-- Start of RECORDED INFORMATION --

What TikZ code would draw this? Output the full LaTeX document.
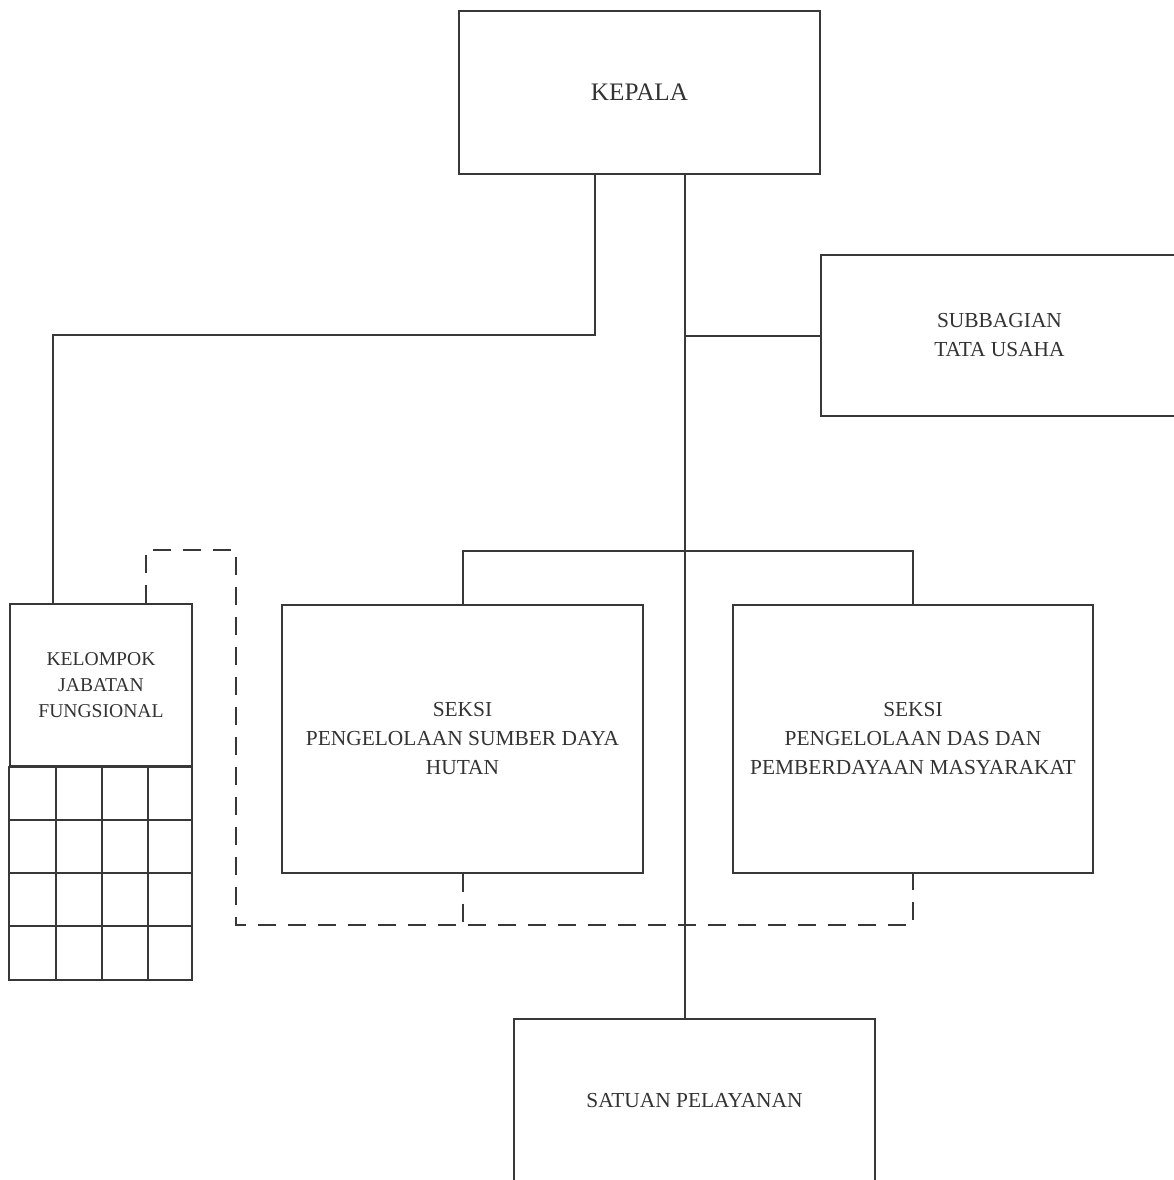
\documentclass[tikz,border=0pt]{standalone}
\usepackage{fontspec}
\setmainfont{Liberation Serif}
\begin{document}
\begin{tikzpicture}[x=0.5pt,y=-0.5pt,
  line width=1pt,
  ink/.style={draw=black!78},
  unit/.style={ink, rectangle, inner sep=0pt, align=center, text=black!80,
    font=\fontsize{10.7}{14.5}\selectfont},
  dashline/.style={ink, dash pattern=on 9pt off 6pt},
  link/.style={ink}]
\useasboundingbox (0,0) rectangle (1174,1180);
\clip (0,0) rectangle (1174,1180);
\fill[white] (0,0) rectangle (1174,1180);

% units
\node[unit, minimum width=180.5pt, minimum height=81.5pt,
  font=\fontsize{12.6}{15}\selectfont] (kepala) at (639.5,92.5) {KEPALA};
\node[unit, minimum width=178.5pt, minimum height=80.5pt] (tu) at (999.5,335.5)
  {SUBBAGIAN\\TATA USAHA};
\node[unit, minimum width=91pt, minimum height=81pt,
  font=\fontsize{9.8}{13.2}\selectfont] (kjf) at (101,685)
  {KELOMPOK\\JABATAN\\FUNGSIONAL};
\node[unit, minimum width=180.5pt, minimum height=134pt] (sdh) at (462.5,738.5)
  {SEKSI\\PENGELOLAAN SUMBER DAYA\\HUTAN};
\node[unit, minimum width=180pt, minimum height=134pt] (das) at (913,738.5)
  {SEKSI\\PENGELOLAAN DAS DAN\\PEMBERDAYAAN MASYARAKAT};
\node[unit, minimum width=180.5pt, minimum height=82pt] (sp) at (694.5,1101)
  {SATUAN PELAYANAN};

% grid of functional posts under the group header
\draw[ink] (kjf.south west) rectangle (192,980);
\foreach \xx in {56,102,148} \draw[ink] (\xx,766) -- (\xx,980);
\foreach \yy in {820,873,926} \draw[ink] (10,\yy) -- (192,\yy);

% solid lines of command
\coordinate (spine) at (685,551);
\coordinate (lb) at (595,335);
\coordinate (lc) at (53,335);
\draw[link] (kepala.south -| spine) -- (sp.north -| spine);
\draw[link] (kepala.south -| lb) -- (lb) -- (lc) -- (kjf.north -| lc);
\draw[link] (spine |- tu.west) -- (tu.west);
\draw[link] (sdh.north) -- (sdh.north |- spine) -| (das.north);

% dashed lines of coordination
\coordinate (da) at (146,550);
\coordinate (db) at (236,550);
\coordinate (dc) at (236,925);
\draw[dashline] (kjf.north -| da) -- (da) -- (db) -- (dc) -| (das.south);
\draw[dashline] (sdh.south) -- (sdh.south |- dc);
\end{tikzpicture}
\end{document}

-- End of RECORDED INFORMATION --

Report how many lines in the listing above include the word "draw". Give nothing but the number.

11